In their paper, Andrikou & Arnone (2015) argue that to truly understand the evolution of muscle cells, the function of transcriptional regulators must be understood in the context of other external and internal interactions. Through their analysis, Andrikou & Arnone found that there were conserved orthologues of the gene regulatory network in both invertebrate bilaterians and cnidarians. They argue that having this common, general regulatory circuit allowed for a high degree of divergence from a single well-functioning network. Andrikou & Arnone found that the orthologues of genes found in vertebrates had been changed through different types of structural mutations in the invertebrate deuterostomes and protostomes, and they argue that these structural changes in the genes allowed for a large divergence of muscle function and muscle formation in these species. Andrikou & Arnone were able to recognize not only any difference due to mutation in the genes found in vertebrates and invertebrates, but also the integration of species-specific genes that could also cause divergence from the original gene regulatory network function. Thus, although a common muscle patterning system has been determined, they argue that this could be due to a more ancestral gene regulatory network being co-opted several times across lineages with additional genes and mutations causing very divergent development of muscles. Thus, it seems that the myogenic patterning framework may be an ancestral trait. However, Andrikou & Arnone explain that the basic muscle patterning structure must also be considered in combination with the cis regulatory elements present at different times during development. In contrast with the high level of gene family apparatuses structure, Andrikou and Arnone found that the cis-regulatory elements were not well conserved both in time and place in the network, which could show a large degree of divergence in the formation of muscle cells. Through this analysis, it seems that the myogenic GRN is an ancestral GRN with actual changes in myogenic function and structure possibly being linked to later co-opting of genes at different times and places.
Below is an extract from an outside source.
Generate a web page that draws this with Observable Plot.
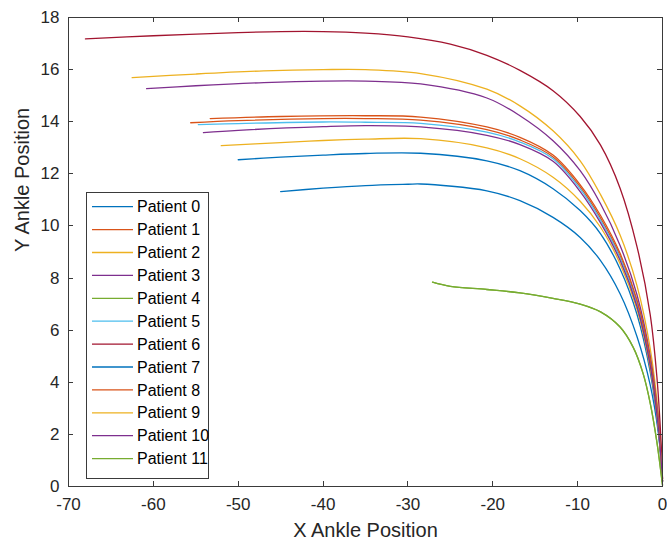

Evolutionarily, specialized forms of skeletal and cardiac muscles predated the divergence of the vertebrate/arthropod evolutionary line. This indicates that these types of muscle developed in a common ancestor sometime before 700 million years ago (mya). Vertebrate smooth muscle was found to have evolved independently from the skeletal and cardiac muscle types.

=== Invertebrate muscle cell types ===
The properties used for distinguishing fast, intermediate, and slow muscle fibers can be different for invertebrate flight and jump muscles. To further complicate this classification scheme, the mitochondrial content, and other morphological properties within a muscle fiber, can change in a tsetse fly with exercise and age.